Die Alliierten setzten 1942/43 vermehrt neue, leistungsstarke Jagdflugzeuge ein, worunter sich sehr starke Gegner befanden. Allen voran Supermarine Spitfire Mk.IX, die den deutschen Jagdfliegern in ihren Fw 190 A und Bf 109 G von Mitte 1942 an das Leben erschwerten, zumal die Mk.IX teilweise sogar die Oberhand hatte. Auch die sowjetischen Typen Lawotschkin La-5 (ab Mitte 1942) und die Ende 1942 erschienene Jakowlew Jak-9 befanden sich auf Augenhöhe – mit Stärken und Schwächen. Die US-Amerikaner boten mit der monströsen Republic P-47 Thunderbolt von Anfang 1943 an Paroli, während die rundum sehr leistungsstarke North American P-51B Mustang ab Anfang 1944 den deutschen Jagdfliegern arge Sorgen bereitete. Mit Gondelbewaffnung ausgestattete Gustav eigneten sich zwar gut gegen Bomber, doch kosteten die schweren MG deutlich an Steig- und Beschleunigungsvermögen sowie um bis zu 25 km/h Höchstgeschwindigkeit.

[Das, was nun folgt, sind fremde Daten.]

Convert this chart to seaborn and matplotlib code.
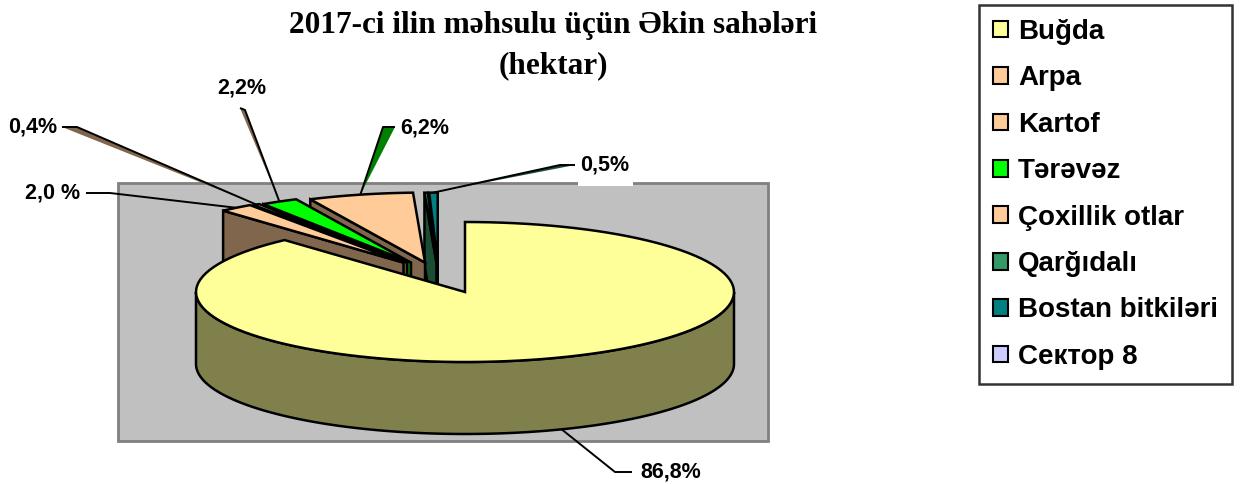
import numpy as np
import matplotlib
matplotlib.use("Agg")
import matplotlib.pyplot as plt
import seaborn as sns
from matplotlib.patches import Polygon, Rectangle, Patch
from matplotlib.colors import to_rgb

# ---------------- data ----------------
categories = ["Buğda", "Arpa", "Kartof", "Tərəvəz", "Çoxillik otlar",
              "Qarğıdalı", "Bostan bitkiləri", "Сектор 8"]
values = [86.8, 2.0, 0.4, 2.2, 6.2, 0.2, 0.5, 0.0]
value_labels = ["86,8%", "2,0 %", "0,4%", "2,2%", "6,2%", None, "0,5%", None]
top_colors = ["#FFFF99", "#FFCC99", "#FFCC99", "#00FF00", "#FFCC99",
              "#339966", "#008080", "#CCCCFF"]
title_lines = ["2017-ci ilin məhsulu üçün Əkin sahələri", "(hektar)"]

# ---------------- style / layout ----------------
sns.set_theme(style="white")
plt.rcParams["font.family"] = ["Liberation Sans", "DejaVu Sans"]
plt.rcParams["text.color"] = "black"

W, H = 1240, 484
fig = plt.figure(figsize=(W / 100, H / 100), dpi=100)
ax = fig.add_axes([0, 0, 1, 1])
ax.set_xlim(0, W)
ax.set_ylim(H, 0)
ax.axis("off")

CX, CY, RX, RY, DEPTH = 465, 292, 269, 70, 72
EXP_A, EXP_B, EXP_Y = 0.21, -0.098, 0.42
LW = 1.8
side_colors = [tuple(0.5 * c for c in to_rgb(col)) for col in top_colors]

# plot area background
ax.add_patch(Rectangle((118, 183), 650, 258, facecolor="#C0C0C0",
                       edgecolor="#808080", lw=2, zorder=0))

fr = np.array(values) / np.sum(values)
starts = 90 - 360 * np.concatenate([[0], np.cumsum(fr)[:-1]])
ends = starts - 360 * fr
mids = (starts + ends) / 2
exploded = [False] + [True] * (len(values) - 1)


def centre(i):
    if not exploded[i]:
        return CX, CY
    m = np.radians(mids[i])
    return CX + RX * (EXP_A * np.cos(m) + EXP_B), CY - RY * EXP_Y


def pt(c, t_deg, down=0.0):
    t = np.radians(t_deg)
    return c[0] + RX * np.cos(t), c[1] - RY * np.sin(t) + down


def arc(c, a, b, down=0.0, n=120):
    ts = np.linspace(a, b, n)
    return [pt(c, t, down) for t in ts]


def draw_slice(i, z):
    if values[i] <= 0:
        return
    c = centre(i)
    s, e = starts[i], ends[i]
    sc = side_colors[i]
    # outer side, front half only
    for k in range(-2, 2):
        lo = max(e, -180 + 360 * k)
        hi = min(s, 360 * k)
        if lo < hi:
            top = arc(c, hi, lo)
            bot = arc(c, lo, hi, DEPTH)
            ax.add_patch(Polygon(top + bot, closed=True, facecolor=sc,
                                 edgecolor="black", lw=LW, zorder=z))
    # radial cut faces facing the viewer
    for ang, vis in ((s, np.cos(np.radians(s)) < -1e-6),
                     (e, np.cos(np.radians(e)) > 1e-6)):
        if vis:
            p = pt(c, ang)
            poly = [c, p, (p[0], p[1] + DEPTH), (c[0], c[1] + DEPTH)]
            ax.add_patch(Polygon(poly, closed=True, facecolor=sc,
                                 edgecolor="black", lw=LW, zorder=z + 0.1))
    # top face
    poly = [c] + arc(c, s, e)
    ax.add_patch(Polygon(poly, closed=True, facecolor=top_colors[i],
                         edgecolor="black", lw=LW, zorder=z + 0.2))


order = list(range(len(values) - 1, 0, -1)) + [0]
for zi, i in enumerate(order):
    draw_slice(i, 2 + zi)

# ---------------- data labels with leader lines ----------------
label_layout = {
    0: dict(text=(640, 472), ha="left", path=[(632, 472), (615, 472)], wedge=None),
    1: dict(text=(80, 193), ha="right", path=[(86, 193), (110, 193)], wedge=None),
    2: dict(text=(57, 127), ha="right", path=[(62, 127), (77, 127)], wedge="#80664D"),
    3: dict(text=(242, 88), ha="center", path=[(240, 108), (245, 110)], wedge="#80664D"),
    4: dict(text=(400, 128), ha="left", path=[(395, 127), (383, 127)], wedge="#008000"),
    6: dict(text=(580, 165), ha="left", path=[(575, 165), (560, 165)], wedge="#1A4D33"),
}
# white background box of the 0,5% label (covers the plot-area border)
ax.add_patch(Rectangle((578, 150), 55, 36, facecolor="white",
                       edgecolor="none", zorder=1))
for i, lay in label_layout.items():
    c = centre(i)
    if exploded[i]:
        anchor = pt(c, mids[i])
    else:
        anchor = pt(c, mids[i], DEPTH)
    pts = lay["path"] + [anchor]
    if lay["wedge"] is not None:
        ax.add_patch(Polygon(pts, closed=True, facecolor=lay["wedge"],
                             edgecolor="none", zorder=29))
    xs, ys = zip(*pts)
    ax.plot(xs, ys, color="black", lw=1.4, zorder=30, solid_capstyle="butt")
    ax.text(lay["text"][0], lay["text"][1], value_labels[i], ha=lay["ha"],
            va="center", fontsize=15.5, fontweight="bold", color="black",
            zorder=31)

# ---------------- title ----------------
for txt, y in zip(title_lines, (25, 66)):
    ax.text(553, y, txt, ha="center", va="center", fontsize=22.5,
            fontweight="bold", color="black",
            family=["Liberation Serif", "DejaVu Serif"])

# ---------------- legend ----------------
handles = [Patch(facecolor=col, edgecolor="black", lw=1.5) for col in top_colors]
leg = ax.legend(handles, categories, loc="upper left",
                bbox_to_anchor=(979 / W, 1 - 5 / H), bbox_transform=fig.transFigure,
                borderaxespad=0, frameon=True, fancybox=False,
                prop=dict(family=["Liberation Sans", "DejaVu Sans"], weight="bold", size=20),
                handlelength=0.55, handleheight=0.55, handletextpad=0.35,
                labelspacing=0.735, borderpad=0.5)
leg.get_frame().set_edgecolor("black")
leg.get_frame().set_linewidth(1.8)
for t in leg.get_texts():
    t.set_color("black")
leg.set_zorder(40)

fig.savefig("out.png", dpi=100, facecolor="white")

Die weit vom Schwerpunkt der 109 entfernte Position unter den Flächen verschlechterte zudem spürbar die Manövrierfähigkeit des Jägers, von Piloten auch "Kanonenboot" genannt. So ließ sich der Flugzeugführer einer Bf 109 G mit Flügelwaffen möglichst nicht auf den Kampf gegen alliierte Jagdflieger ein. Noch mehr als sonst hieß es für die "Kanonenboot"-Piloten: aus Überhöhung mit hoher Fahrt angreifen, schießen, absetzen und neu orientieren. Noch verfügte die Jagdwaffe über zahlreiche erfahrene und fähige Jagdflieger, die es verstanden, das Potenzial der "Gustav" voll auszuschöpfen, darunter Experte (Ass) Dietrich Hrabak, der von November 1942 bis September 1944 das mit Bf 109 G ausgerüstete JG 52 an der Ostfront kommandierte. Unter den Piloten des JG 52 befanden sich zudem Größen und eingefleischte Bf-109-Piloten wie Günther Rall, Erich Hartmann und Gerhard Barkhorn. Seinerzeit prominentestes Opfer einer "Gustav" war Hans-Joachim Marseille, der am 30. September 1942 nach Motorschaden aus seiner Bf 109 G-2 ausstieg und dabei gegen das Leitwerk prallte. Bei Messerschmitt arbeitete man derweil eifrig an leistungsfähigeren "109", die in der Version "Kurfürst" 1944 ihre Krönung finden sollten.